Sempre in campo storico troviamo altri capitoli e personaggi su cui si trinciano o si rilevano giudizi e argomenti innovativi e rari. Il riferimento è alla questione meridionale e ai suoi profeti, come Gaetano Salvemini, Giustino Fortunato e la povertà naturale del Mezzogiorno, o il perché di Giolitti, ministro della malavita, ecc.
C’è, poi, il capitolo dedicato alla cucina, alle sue fonti, spiegandoci il perché della cucina di Apicio è assai indigesta e quella di Artusi è scienza ed arte del mangiare bene, passando poi ad evidenziare la bontà della cucina mediterranea tra preziose spezie naturali e bravura dei cuochi tra secoli di eccesso e quelli di essenzialità.
Infine, c’è l’ultimo, forse il migliore pezzo del libro, quello dedicato a Peppino Settebello. Scritto, quest’ultimo, che scorre grazie al suo stile asciutto ed essenziale e si gusta rigo dopo rigo, divertendoci con le continue trovate e battute del protagonista e le immersioni nella fantasia, alternate alle vicende della vita quotidiana. Tanto che ad un certo punto riesce per davvero difficile distinguere la cronaca dei fatti dall’invenzione sic et simpliciter, direbbe il professore.
Si tratta appena di una ventina di pagine, ma se proseguisse – con il riporto di altri episodi attinenti non solo al protagonista principale Peppino, ma anche ai dintorni, compresi fatti risalenti alla civiltà contadina di un tempo, quella garganica, ossia della vita nel cosiddetto “bosco” – sicuramente potremmo avere domani un vero e proprio romanzo, a mezza strada tra verismo e sublimazione creativa.
L’autore, laureato in Storia e Filosofia, fu compagno di scuola di chi scrive durante i primi anni ginnasiali e ricordo che aveva stoffa e profondità di pensiero sin da allora. Non a caso lo chiamavamo scherzosamente “filosofo” e filosofo fu per davvero almeno negli studi e successivamente nella vita. Ora si spera e si augura che diventi anche un grande scrittore in sintonia ai suoi ultimi scritti.

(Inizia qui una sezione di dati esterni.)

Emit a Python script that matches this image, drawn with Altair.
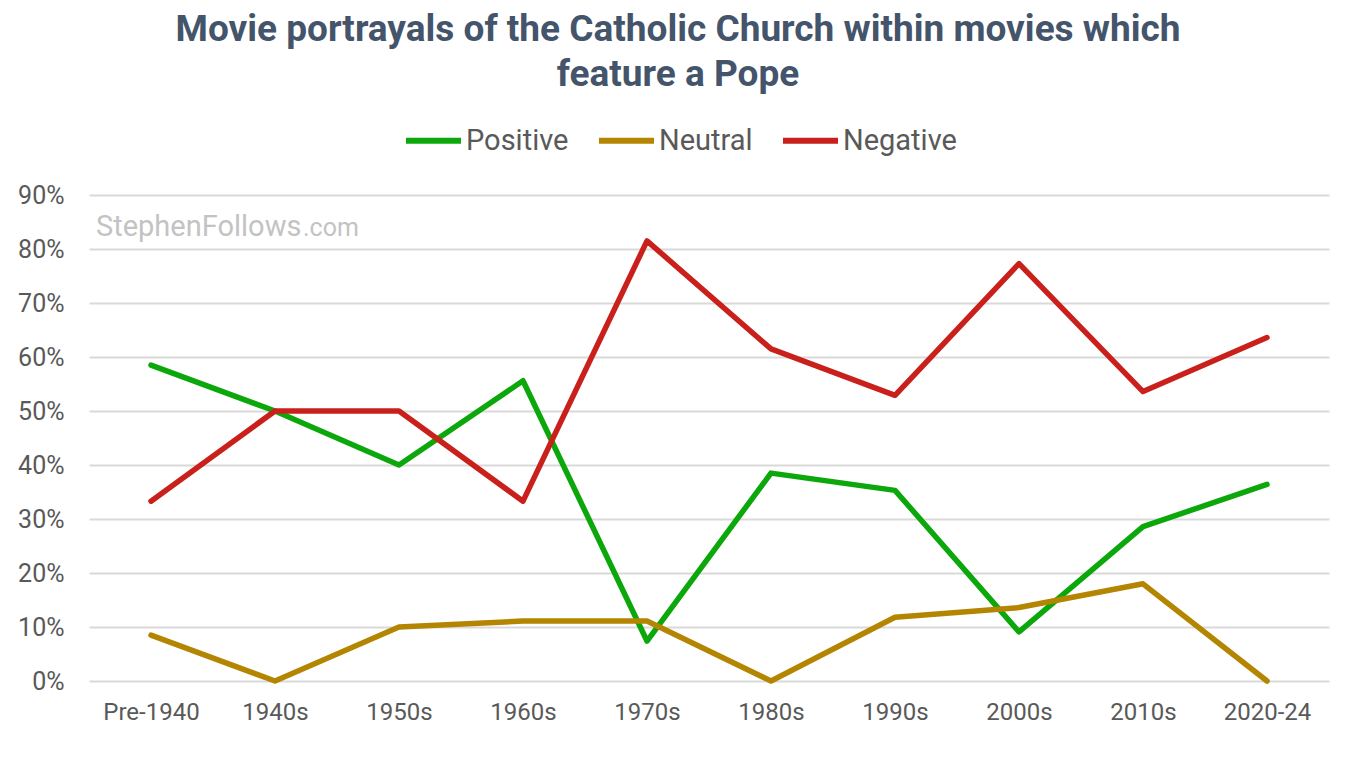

Il riferimento è alla storia semi-seria del citato Settebello, alias Giuseppe Nola, originario del napoletano. Ed è proprio qui che rivela ai quattro venti, ossia al pubblico dei lettori, la sua vera “stoffa” di raffinato narratore. Nel farlo, come accennato più avanti, si rifà un po’ al verismo verghiano, per il resto al neo-realismo del dopoguerra, coniugando bene i vari intrighi, come se fosse per davvero una partita a scopa, riservandosi puntualmente alla fine la carta vincente, significata sia dalle donne e dal loro amore, sia dai diavoli, che vanno via con la coda tra le gambe, sconfitti dalla sagacia e lungimiranza dell’autore, che riesce a burlarsi anche di loro, confermando così il detto che ne sa una più del diavolo, appunto. Ad maiora!